Aveva 36 anni,
era Rumeno, lavorava in Italia per una ditta che posa la fibra ottica in
provincia di Pordenone. È morto ieri di infarto, dopo una giornata di lavoro
sfiancante sotto il sole a picco. Quello di Bologna, invece, di anni ne aveva
53, ma ha fatto la stessa fine, sempre ieri: è morto di fatica e di caldo, per portare a casa uno stipendio misero. Voi direte che, con questo caldo,
sono cose che possono capitare. Io dico che, caldo o non caldo, queste cose non
devono capitare. Non si può morire di lavoro, il lavoro serve per vivere non
per morire.
Purtroppo
siamo arrivati a questo punto, un punto in cui la vita umana non conta nulla di
fronte alla produttività, alla redditività, a profitto. Il lavoro inteso come
bene di mercato ha un valore bassissimo e chi ne è proprietario, l’operaio, non
ha alcun potere di trattativa. Il sindacato, inteso come ente che tutela il lavoratore,
ormai da tempo si occupa d’altro.
Nel frattempo
la politica gioca col valore del bene-lavoro, importando manodopera a basso
costo, manodopera che non tratta, che non ha diritti e non ne chiede.
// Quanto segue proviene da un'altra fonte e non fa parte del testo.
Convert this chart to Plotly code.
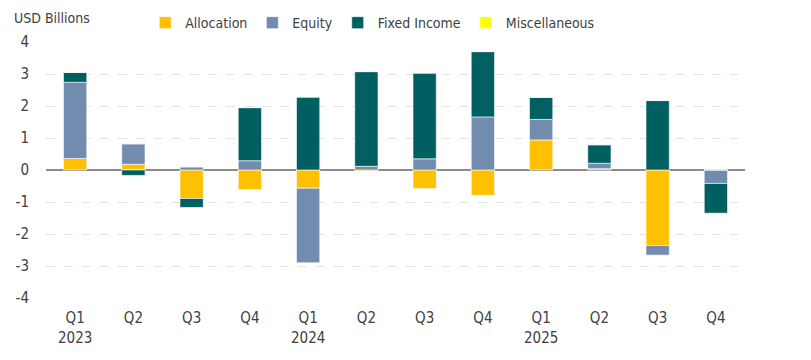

In questo
modo è tutto il lavoro a svalutarsi, a non valere più niente. E se il lavoro-bene
non vale nulla, chi lo possiede diventa uno schiavo. E uno schiavo muore
lavorando, muore di fatica. Due parole di circostanza, magari dal Presidente
della Repubblica, e lo sotterriamo. Avanti il prossimo: stanno tutti a spasso,
uno per lavorare è disposto anche a rischiare la vita. E spesso la perde.
Questa è l’italia, Paese civile, moderno. Umano.